PROBLEM DETAILS: Lines that include the word "with" are the ones to copy.

SUPPLIED MATERIAL:

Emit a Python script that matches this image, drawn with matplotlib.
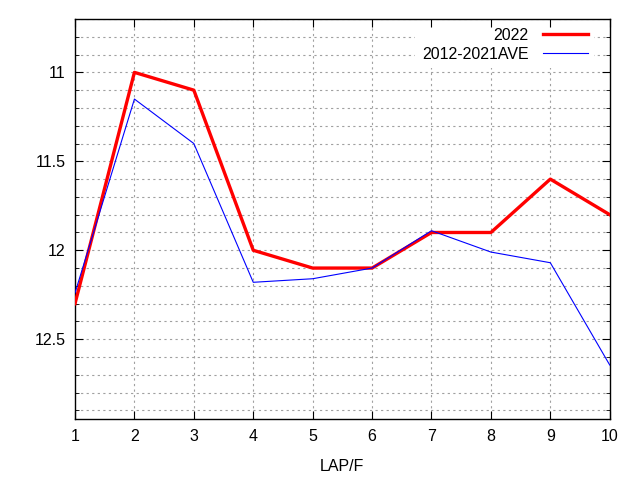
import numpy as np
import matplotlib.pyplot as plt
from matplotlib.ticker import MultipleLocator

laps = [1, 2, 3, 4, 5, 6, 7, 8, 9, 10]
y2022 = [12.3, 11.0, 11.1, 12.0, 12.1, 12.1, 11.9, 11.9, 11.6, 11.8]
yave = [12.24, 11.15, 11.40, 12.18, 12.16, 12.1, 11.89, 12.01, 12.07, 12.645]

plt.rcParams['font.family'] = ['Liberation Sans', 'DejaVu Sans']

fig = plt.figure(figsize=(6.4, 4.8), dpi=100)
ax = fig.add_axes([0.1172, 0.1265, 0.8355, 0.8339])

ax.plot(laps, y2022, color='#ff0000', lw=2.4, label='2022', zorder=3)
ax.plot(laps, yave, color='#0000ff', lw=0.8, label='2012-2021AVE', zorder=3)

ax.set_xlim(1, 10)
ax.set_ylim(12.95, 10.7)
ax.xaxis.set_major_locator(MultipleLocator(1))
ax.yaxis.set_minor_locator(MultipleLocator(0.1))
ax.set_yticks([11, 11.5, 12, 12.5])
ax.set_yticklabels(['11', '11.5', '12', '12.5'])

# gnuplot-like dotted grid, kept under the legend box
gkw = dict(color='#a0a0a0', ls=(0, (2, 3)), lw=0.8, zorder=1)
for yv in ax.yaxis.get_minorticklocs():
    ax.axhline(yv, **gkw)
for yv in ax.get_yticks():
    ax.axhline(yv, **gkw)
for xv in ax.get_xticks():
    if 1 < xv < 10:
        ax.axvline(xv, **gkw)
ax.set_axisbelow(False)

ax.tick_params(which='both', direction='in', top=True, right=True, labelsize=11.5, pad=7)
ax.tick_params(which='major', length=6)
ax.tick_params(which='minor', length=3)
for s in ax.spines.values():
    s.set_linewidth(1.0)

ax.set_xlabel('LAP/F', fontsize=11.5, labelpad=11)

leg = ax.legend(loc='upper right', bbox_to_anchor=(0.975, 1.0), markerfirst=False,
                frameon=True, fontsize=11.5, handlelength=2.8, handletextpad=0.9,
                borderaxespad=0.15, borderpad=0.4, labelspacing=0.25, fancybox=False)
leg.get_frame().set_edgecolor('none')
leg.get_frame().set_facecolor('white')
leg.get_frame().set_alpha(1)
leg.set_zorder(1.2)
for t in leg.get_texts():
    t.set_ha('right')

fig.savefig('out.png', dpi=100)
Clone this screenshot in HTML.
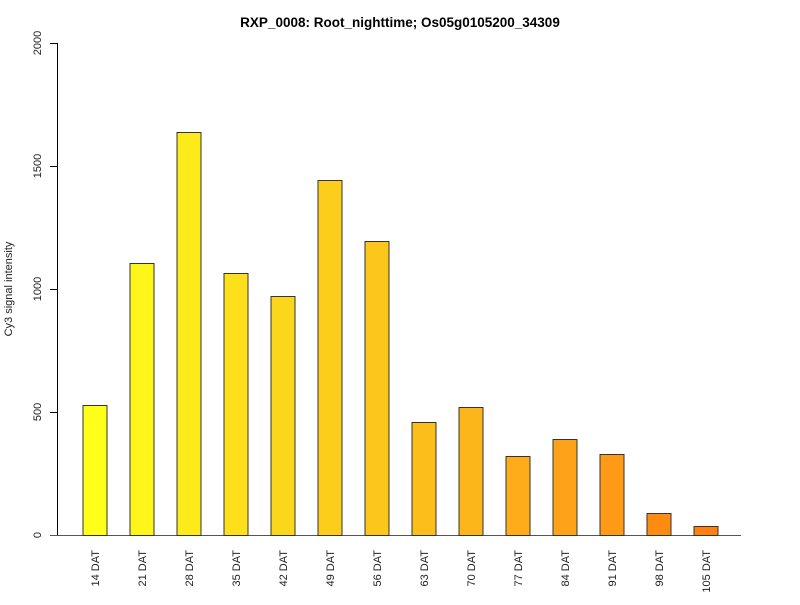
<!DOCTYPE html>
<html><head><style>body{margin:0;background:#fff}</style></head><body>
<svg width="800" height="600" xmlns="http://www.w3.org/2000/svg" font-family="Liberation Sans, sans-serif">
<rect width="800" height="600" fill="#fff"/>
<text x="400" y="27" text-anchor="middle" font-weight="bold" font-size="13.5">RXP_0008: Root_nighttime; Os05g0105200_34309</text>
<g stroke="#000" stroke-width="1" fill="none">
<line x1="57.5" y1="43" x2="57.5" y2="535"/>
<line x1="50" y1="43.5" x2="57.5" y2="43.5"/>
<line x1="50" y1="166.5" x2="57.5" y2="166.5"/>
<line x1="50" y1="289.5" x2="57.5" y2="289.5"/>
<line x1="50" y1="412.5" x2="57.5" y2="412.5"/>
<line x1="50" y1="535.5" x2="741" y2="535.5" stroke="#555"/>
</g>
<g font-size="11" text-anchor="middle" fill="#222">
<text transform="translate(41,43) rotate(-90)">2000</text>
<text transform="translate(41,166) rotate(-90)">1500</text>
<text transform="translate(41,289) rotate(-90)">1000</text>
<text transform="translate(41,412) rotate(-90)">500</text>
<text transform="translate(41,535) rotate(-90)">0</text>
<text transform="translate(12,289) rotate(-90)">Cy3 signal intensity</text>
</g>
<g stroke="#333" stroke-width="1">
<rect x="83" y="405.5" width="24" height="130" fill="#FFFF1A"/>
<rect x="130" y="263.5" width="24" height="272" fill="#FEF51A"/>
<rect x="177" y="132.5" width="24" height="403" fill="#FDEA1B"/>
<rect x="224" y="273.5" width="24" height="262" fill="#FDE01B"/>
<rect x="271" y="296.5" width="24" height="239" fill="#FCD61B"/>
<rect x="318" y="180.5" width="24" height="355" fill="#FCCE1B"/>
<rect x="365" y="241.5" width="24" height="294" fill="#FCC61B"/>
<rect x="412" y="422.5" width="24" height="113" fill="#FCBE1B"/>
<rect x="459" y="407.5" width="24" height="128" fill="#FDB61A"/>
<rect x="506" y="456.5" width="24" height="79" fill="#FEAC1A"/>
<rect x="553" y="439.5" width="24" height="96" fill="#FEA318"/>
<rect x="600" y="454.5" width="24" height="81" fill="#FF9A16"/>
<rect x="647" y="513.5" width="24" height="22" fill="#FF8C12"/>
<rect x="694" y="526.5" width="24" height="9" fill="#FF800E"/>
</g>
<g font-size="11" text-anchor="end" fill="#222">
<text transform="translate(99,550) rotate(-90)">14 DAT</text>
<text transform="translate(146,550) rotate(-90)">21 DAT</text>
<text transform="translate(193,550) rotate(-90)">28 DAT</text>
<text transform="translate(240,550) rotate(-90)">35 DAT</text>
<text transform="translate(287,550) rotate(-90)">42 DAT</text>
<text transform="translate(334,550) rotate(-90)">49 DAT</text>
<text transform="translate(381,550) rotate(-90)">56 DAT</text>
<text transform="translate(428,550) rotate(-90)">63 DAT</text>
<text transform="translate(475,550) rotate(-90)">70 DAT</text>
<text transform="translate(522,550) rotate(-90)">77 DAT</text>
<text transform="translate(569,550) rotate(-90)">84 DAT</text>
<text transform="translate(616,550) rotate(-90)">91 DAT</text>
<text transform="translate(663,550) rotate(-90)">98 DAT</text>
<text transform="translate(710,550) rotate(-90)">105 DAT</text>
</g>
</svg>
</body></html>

--

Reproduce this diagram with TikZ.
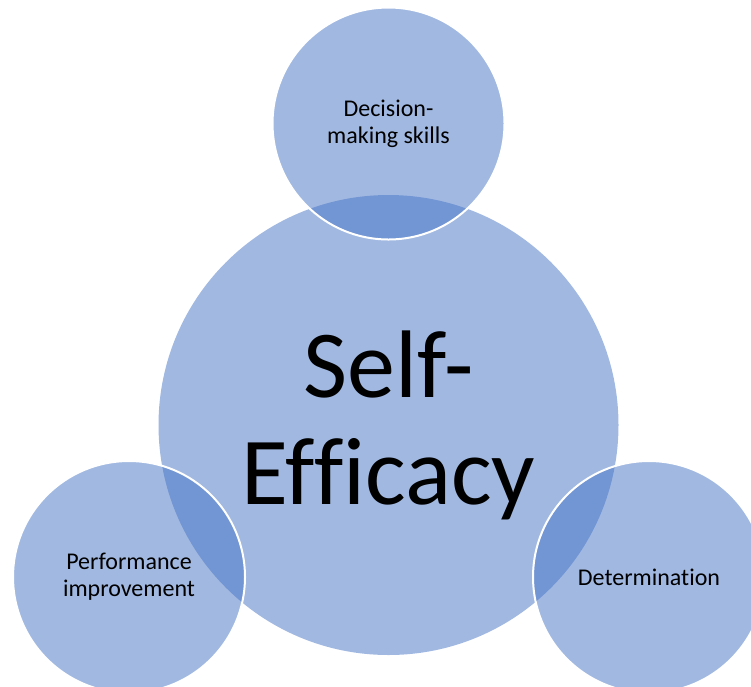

THE RESULT:
Emit a Python script that matches this image, drawn with matplotlib.
Reproduce this diagram with TikZ.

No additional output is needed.